→ **WORK TO BE COMPLETED**:
Every line of the material is to be quoted verbatim, minus the pictures.
## Begin
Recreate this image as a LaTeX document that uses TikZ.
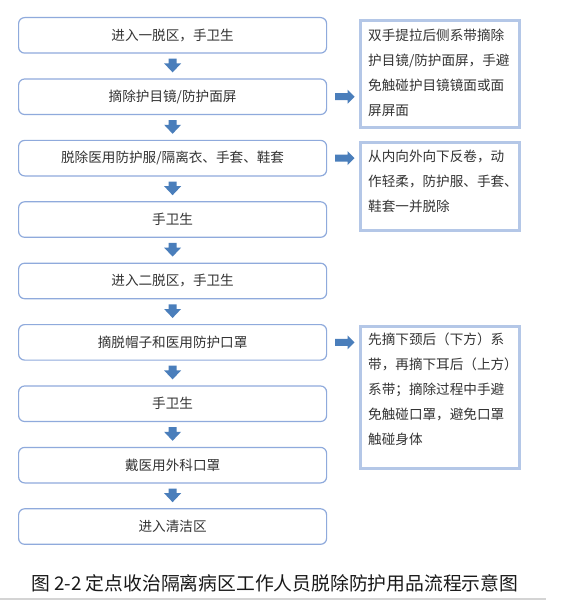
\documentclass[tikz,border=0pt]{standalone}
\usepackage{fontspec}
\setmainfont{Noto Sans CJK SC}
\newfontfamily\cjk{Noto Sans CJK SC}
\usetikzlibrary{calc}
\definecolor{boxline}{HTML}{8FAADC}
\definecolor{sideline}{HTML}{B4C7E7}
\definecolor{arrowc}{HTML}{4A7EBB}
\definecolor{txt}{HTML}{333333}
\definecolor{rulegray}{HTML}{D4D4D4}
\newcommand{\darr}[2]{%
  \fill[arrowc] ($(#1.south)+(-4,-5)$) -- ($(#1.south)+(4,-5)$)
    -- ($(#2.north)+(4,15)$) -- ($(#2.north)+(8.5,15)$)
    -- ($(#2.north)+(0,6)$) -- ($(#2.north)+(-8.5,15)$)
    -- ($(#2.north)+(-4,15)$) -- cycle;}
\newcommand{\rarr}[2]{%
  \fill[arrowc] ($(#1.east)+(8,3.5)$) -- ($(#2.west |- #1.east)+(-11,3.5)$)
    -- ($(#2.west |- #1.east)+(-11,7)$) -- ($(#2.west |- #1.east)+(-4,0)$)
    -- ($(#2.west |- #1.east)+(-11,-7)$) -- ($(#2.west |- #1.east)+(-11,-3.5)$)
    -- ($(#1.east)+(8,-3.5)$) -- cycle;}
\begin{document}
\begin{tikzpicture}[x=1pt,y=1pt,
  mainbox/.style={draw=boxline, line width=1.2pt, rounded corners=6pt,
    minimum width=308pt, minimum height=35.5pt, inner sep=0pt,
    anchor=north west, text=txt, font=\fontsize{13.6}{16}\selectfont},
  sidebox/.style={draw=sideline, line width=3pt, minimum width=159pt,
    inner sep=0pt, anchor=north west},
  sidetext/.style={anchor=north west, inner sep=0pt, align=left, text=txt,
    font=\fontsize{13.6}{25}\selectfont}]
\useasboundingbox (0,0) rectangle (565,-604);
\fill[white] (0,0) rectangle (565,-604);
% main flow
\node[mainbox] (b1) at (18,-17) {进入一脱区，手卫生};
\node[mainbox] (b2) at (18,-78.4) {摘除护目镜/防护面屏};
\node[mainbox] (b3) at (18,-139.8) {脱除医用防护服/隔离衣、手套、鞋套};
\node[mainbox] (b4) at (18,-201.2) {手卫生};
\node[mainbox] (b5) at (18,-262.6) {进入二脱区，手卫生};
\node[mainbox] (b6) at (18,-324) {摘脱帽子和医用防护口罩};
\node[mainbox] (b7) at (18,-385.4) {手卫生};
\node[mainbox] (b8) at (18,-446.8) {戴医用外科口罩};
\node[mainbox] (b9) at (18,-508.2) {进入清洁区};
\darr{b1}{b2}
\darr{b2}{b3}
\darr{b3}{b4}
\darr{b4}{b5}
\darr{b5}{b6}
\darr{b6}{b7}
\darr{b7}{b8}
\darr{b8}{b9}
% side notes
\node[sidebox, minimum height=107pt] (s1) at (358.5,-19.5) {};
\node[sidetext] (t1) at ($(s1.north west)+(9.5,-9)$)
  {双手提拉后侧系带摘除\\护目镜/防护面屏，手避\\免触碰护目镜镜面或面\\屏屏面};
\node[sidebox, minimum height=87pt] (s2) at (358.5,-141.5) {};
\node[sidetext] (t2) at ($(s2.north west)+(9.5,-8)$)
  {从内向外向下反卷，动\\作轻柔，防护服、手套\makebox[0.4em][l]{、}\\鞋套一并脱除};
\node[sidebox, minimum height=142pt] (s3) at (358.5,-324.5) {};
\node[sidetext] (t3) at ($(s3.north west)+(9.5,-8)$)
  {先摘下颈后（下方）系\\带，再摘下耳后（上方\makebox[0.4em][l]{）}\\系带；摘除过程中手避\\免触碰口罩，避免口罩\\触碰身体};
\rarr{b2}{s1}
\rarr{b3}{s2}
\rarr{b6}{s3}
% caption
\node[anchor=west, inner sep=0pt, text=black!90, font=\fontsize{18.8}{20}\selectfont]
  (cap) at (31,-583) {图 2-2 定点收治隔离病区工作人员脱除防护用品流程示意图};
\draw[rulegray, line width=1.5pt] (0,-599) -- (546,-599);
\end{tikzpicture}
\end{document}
## End
→ **SOLUTION**:
Recreate this image as a LaTeX document that uses TikZ.
\documentclass[tikz,border=0pt]{standalone}
\usepackage{fontspec}
\setmainfont{Noto Sans CJK SC}
\newfontfamily\cjk{Noto Sans CJK SC}
\usetikzlibrary{calc}
\definecolor{boxline}{HTML}{8FAADC}
\definecolor{sideline}{HTML}{B4C7E7}
\definecolor{arrowc}{HTML}{4A7EBB}
\definecolor{txt}{HTML}{333333}
\definecolor{rulegray}{HTML}{D4D4D4}
\newcommand{\darr}[2]{%
  \fill[arrowc] ($(#1.south)+(-4,-5)$) -- ($(#1.south)+(4,-5)$)
    -- ($(#2.north)+(4,15)$) -- ($(#2.north)+(8.5,15)$)
    -- ($(#2.north)+(0,6)$) -- ($(#2.north)+(-8.5,15)$)
    -- ($(#2.north)+(-4,15)$) -- cycle;}
\newcommand{\rarr}[2]{%
  \fill[arrowc] ($(#1.east)+(8,3.5)$) -- ($(#2.west |- #1.east)+(-11,3.5)$)
    -- ($(#2.west |- #1.east)+(-11,7)$) -- ($(#2.west |- #1.east)+(-4,0)$)
    -- ($(#2.west |- #1.east)+(-11,-7)$) -- ($(#2.west |- #1.east)+(-11,-3.5)$)
    -- ($(#1.east)+(8,-3.5)$) -- cycle;}
\begin{document}
\begin{tikzpicture}[x=1pt,y=1pt,
  mainbox/.style={draw=boxline, line width=1.2pt, rounded corners=6pt,
    minimum width=308pt, minimum height=35.5pt, inner sep=0pt,
    anchor=north west, text=txt, font=\fontsize{13.6}{16}\selectfont},
  sidebox/.style={draw=sideline, line width=3pt, minimum width=159pt,
    inner sep=0pt, anchor=north west},
  sidetext/.style={anchor=north west, inner sep=0pt, align=left, text=txt,
    font=\fontsize{13.6}{25}\selectfont}]
\useasboundingbox (0,0) rectangle (565,-604);
\fill[white] (0,0) rectangle (565,-604);
% main flow
\node[mainbox] (b1) at (18,-17) {进入一脱区，手卫生};
\node[mainbox] (b2) at (18,-78.4) {摘除护目镜/防护面屏};
\node[mainbox] (b3) at (18,-139.8) {脱除医用防护服/隔离衣、手套、鞋套};
\node[mainbox] (b4) at (18,-201.2) {手卫生};
\node[mainbox] (b5) at (18,-262.6) {进入二脱区，手卫生};
\node[mainbox] (b6) at (18,-324) {摘脱帽子和医用防护口罩};
\node[mainbox] (b7) at (18,-385.4) {手卫生};
\node[mainbox] (b8) at (18,-446.8) {戴医用外科口罩};
\node[mainbox] (b9) at (18,-508.2) {进入清洁区};
\darr{b1}{b2}
\darr{b2}{b3}
\darr{b3}{b4}
\darr{b4}{b5}
\darr{b5}{b6}
\darr{b6}{b7}
\darr{b7}{b8}
\darr{b8}{b9}
% side notes
\node[sidebox, minimum height=107pt] (s1) at (358.5,-19.5) {};
\node[sidetext] (t1) at ($(s1.north west)+(9.5,-9)$)
  {双手提拉后侧系带摘除\\护目镜/防护面屏，手避\\免触碰护目镜镜面或面\\屏屏面};
\node[sidebox, minimum height=87pt] (s2) at (358.5,-141.5) {};
\node[sidetext] (t2) at ($(s2.north west)+(9.5,-8)$)
  {从内向外向下反卷，动\\作轻柔，防护服、手套\makebox[0.4em][l]{、}\\鞋套一并脱除};
\node[sidebox, minimum height=142pt] (s3) at (358.5,-324.5) {};
\node[sidetext] (t3) at ($(s3.north west)+(9.5,-8)$)
  {先摘下颈后（下方）系\\带，再摘下耳后（上方\makebox[0.4em][l]{）}\\系带；摘除过程中手避\\免触碰口罩，避免口罩\\触碰身体};
\rarr{b2}{s1}
\rarr{b3}{s2}
\rarr{b6}{s3}
% caption
\node[anchor=west, inner sep=0pt, text=black!90, font=\fontsize{18.8}{20}\selectfont]
  (cap) at (31,-583) {图 2-2 定点收治隔离病区工作人员脱除防护用品流程示意图};
\draw[rulegray, line width=1.5pt] (0,-599) -- (546,-599);
\end{tikzpicture}
\end{document}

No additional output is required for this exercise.